• [Do this]: From the entries below, print exactly the span beginning with the line holding "Rebuild this chart" and ending with the line holding "eer_arrow_head = [(1.69, 2.2), (2.86, 2.7)]", endpoints included, and skip any pictures.

• [Dataset excerpts]:
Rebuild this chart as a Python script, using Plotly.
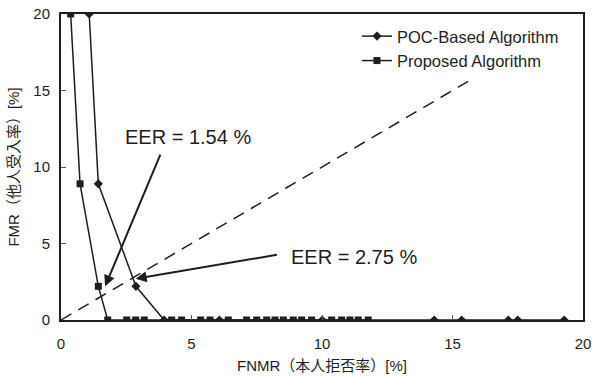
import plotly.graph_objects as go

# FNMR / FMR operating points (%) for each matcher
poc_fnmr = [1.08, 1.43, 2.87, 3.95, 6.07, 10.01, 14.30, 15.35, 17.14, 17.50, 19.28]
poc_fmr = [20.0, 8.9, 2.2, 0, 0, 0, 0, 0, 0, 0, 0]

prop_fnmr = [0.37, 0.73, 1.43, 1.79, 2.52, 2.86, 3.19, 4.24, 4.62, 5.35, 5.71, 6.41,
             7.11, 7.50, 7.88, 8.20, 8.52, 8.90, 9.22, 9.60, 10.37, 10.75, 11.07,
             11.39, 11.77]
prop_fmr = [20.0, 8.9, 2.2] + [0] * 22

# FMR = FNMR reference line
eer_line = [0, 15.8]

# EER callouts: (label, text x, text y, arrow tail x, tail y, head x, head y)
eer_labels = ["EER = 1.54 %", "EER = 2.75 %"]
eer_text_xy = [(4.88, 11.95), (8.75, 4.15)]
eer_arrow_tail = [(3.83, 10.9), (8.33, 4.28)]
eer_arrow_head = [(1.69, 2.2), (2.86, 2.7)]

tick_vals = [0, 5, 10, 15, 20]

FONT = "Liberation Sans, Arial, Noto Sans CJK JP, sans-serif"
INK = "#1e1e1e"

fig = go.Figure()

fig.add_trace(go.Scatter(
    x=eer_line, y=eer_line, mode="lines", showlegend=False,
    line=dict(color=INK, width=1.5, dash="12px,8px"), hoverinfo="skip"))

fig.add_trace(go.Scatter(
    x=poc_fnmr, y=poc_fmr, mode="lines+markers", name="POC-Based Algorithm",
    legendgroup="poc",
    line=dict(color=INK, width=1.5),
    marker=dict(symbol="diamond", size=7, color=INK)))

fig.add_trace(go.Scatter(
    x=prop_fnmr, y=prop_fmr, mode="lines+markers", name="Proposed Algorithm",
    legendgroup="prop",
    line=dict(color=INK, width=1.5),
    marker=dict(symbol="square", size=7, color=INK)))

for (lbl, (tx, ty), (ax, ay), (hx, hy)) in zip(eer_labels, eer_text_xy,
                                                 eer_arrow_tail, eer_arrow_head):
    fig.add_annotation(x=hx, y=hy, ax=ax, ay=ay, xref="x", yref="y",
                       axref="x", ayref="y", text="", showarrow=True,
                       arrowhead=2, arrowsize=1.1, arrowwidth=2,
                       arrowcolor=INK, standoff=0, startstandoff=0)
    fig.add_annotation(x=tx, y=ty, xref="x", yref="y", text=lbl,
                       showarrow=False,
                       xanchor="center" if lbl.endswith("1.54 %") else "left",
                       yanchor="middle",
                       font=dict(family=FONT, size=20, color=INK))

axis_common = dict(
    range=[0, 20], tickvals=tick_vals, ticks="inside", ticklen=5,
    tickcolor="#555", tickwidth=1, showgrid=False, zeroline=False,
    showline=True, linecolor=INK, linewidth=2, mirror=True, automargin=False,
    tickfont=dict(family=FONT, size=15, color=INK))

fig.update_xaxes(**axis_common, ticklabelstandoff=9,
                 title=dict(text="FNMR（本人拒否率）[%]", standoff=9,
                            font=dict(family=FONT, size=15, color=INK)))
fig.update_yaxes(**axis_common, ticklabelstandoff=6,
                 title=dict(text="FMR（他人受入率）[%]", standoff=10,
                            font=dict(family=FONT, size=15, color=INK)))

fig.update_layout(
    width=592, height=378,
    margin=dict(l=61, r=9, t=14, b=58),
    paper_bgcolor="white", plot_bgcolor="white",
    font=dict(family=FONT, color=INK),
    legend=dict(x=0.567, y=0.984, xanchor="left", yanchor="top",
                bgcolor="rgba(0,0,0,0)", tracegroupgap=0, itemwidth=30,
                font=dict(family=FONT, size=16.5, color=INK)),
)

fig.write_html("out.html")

==

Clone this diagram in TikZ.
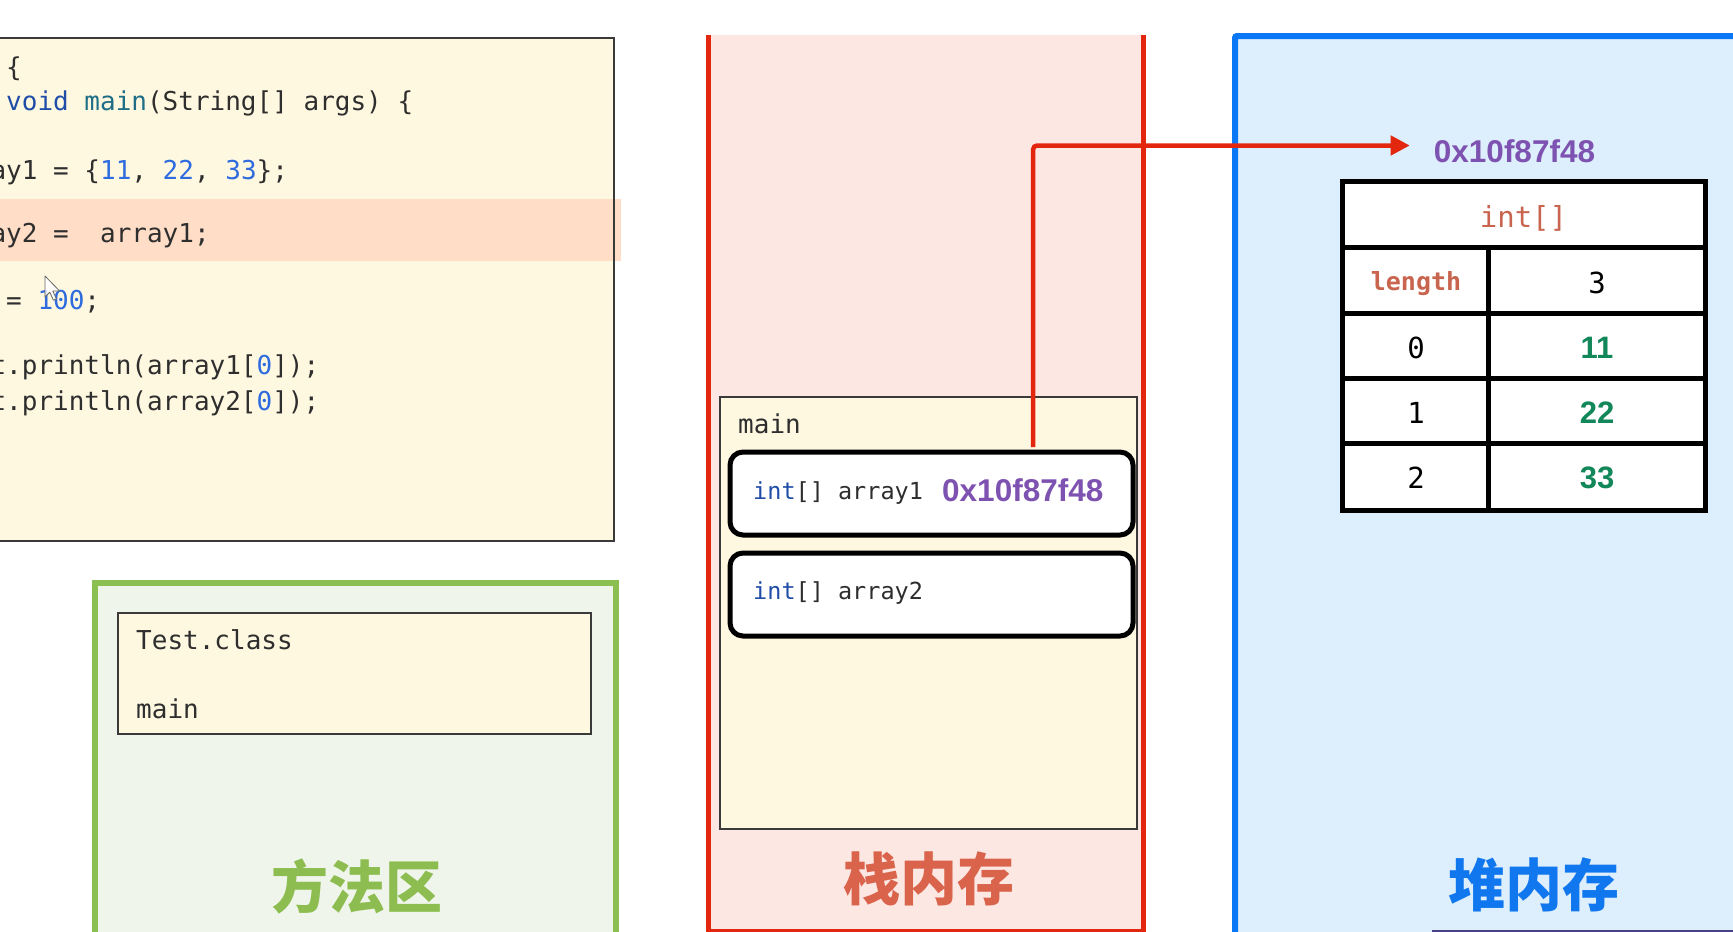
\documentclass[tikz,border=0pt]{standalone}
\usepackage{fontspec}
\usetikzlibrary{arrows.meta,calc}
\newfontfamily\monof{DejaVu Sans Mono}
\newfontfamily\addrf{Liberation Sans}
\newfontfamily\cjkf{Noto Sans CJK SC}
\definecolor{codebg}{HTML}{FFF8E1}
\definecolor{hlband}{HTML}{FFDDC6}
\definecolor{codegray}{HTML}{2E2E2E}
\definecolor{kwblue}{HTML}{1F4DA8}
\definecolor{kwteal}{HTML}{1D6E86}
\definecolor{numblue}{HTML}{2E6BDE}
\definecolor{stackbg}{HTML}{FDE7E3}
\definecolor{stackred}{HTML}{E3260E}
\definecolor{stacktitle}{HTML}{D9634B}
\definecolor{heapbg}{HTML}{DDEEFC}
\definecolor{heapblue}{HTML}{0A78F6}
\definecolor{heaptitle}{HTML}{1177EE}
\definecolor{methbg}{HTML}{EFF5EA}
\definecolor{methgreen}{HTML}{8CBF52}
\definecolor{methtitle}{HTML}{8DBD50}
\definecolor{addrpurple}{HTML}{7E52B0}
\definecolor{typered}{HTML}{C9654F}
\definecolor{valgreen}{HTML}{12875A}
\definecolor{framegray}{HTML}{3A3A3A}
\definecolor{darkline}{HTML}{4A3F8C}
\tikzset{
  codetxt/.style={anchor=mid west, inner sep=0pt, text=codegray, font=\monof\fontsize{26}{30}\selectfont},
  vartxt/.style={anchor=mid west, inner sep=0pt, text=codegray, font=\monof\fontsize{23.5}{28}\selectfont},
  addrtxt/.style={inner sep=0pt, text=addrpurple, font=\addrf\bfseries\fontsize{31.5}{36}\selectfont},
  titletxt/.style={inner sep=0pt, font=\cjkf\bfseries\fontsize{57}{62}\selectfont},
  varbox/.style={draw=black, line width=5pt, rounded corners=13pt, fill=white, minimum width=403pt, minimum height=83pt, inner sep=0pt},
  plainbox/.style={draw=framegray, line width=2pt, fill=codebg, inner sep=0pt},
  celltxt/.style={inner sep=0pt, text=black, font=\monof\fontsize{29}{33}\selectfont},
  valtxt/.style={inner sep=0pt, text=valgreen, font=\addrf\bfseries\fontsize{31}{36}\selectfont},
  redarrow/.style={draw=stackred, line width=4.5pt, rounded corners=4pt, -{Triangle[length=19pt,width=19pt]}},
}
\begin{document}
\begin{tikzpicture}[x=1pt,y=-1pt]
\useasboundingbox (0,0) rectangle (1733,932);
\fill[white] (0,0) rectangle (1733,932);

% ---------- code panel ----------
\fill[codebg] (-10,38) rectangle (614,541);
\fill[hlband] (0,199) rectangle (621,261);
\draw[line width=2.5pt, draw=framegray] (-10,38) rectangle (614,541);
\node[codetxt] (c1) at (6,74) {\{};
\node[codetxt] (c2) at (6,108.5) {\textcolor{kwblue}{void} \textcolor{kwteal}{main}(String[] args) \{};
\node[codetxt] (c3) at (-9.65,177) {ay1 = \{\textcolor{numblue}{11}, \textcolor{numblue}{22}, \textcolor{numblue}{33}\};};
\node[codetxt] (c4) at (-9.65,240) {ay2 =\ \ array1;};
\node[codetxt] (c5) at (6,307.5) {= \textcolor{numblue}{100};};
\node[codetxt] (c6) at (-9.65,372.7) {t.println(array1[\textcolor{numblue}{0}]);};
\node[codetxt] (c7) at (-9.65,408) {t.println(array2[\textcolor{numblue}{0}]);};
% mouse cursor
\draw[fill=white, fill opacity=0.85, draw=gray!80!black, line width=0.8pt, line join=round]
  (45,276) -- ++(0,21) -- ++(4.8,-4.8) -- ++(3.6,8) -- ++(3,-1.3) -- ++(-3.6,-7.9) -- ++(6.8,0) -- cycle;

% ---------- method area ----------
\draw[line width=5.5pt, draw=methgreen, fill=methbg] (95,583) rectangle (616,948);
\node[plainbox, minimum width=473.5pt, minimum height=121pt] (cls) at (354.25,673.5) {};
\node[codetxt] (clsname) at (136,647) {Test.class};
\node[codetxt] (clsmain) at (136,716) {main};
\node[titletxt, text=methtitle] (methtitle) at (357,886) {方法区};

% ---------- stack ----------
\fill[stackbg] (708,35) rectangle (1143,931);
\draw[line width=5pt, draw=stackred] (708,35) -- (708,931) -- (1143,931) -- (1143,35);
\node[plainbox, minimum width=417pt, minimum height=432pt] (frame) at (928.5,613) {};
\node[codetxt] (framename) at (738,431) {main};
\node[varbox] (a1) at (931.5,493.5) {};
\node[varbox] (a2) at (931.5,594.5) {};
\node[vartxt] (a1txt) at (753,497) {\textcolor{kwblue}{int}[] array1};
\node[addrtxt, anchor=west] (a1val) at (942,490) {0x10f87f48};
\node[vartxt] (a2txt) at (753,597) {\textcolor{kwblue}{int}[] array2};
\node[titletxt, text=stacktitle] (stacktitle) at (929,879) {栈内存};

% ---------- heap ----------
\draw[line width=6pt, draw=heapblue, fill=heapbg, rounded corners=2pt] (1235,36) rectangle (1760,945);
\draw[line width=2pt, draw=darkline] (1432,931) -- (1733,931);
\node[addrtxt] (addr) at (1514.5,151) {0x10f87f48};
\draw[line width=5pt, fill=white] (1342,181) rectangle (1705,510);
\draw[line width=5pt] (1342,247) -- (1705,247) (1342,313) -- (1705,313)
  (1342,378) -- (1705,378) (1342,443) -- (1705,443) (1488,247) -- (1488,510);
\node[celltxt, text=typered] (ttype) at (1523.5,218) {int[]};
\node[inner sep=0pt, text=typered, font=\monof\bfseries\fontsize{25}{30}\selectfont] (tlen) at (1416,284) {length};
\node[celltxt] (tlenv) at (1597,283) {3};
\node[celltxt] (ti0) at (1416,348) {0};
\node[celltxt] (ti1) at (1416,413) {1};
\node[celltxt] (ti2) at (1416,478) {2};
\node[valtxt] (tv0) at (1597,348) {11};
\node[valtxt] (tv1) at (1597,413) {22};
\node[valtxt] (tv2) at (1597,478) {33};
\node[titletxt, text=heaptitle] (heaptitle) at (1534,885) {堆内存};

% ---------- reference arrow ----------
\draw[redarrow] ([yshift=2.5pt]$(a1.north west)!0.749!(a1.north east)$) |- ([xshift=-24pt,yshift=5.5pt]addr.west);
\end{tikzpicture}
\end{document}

• [Complete output]:
Rebuild this chart as a Python script, using Plotly.
import plotly.graph_objects as go

# FNMR / FMR operating points (%) for each matcher
poc_fnmr = [1.08, 1.43, 2.87, 3.95, 6.07, 10.01, 14.30, 15.35, 17.14, 17.50, 19.28]
poc_fmr = [20.0, 8.9, 2.2, 0, 0, 0, 0, 0, 0, 0, 0]

prop_fnmr = [0.37, 0.73, 1.43, 1.79, 2.52, 2.86, 3.19, 4.24, 4.62, 5.35, 5.71, 6.41,
             7.11, 7.50, 7.88, 8.20, 8.52, 8.90, 9.22, 9.60, 10.37, 10.75, 11.07,
             11.39, 11.77]
prop_fmr = [20.0, 8.9, 2.2] + [0] * 22

# FMR = FNMR reference line
eer_line = [0, 15.8]

# EER callouts: (label, text x, text y, arrow tail x, tail y, head x, head y)
eer_labels = ["EER = 1.54 %", "EER = 2.75 %"]
eer_text_xy = [(4.88, 11.95), (8.75, 4.15)]
eer_arrow_tail = [(3.83, 10.9), (8.33, 4.28)]
eer_arrow_head = [(1.69, 2.2), (2.86, 2.7)]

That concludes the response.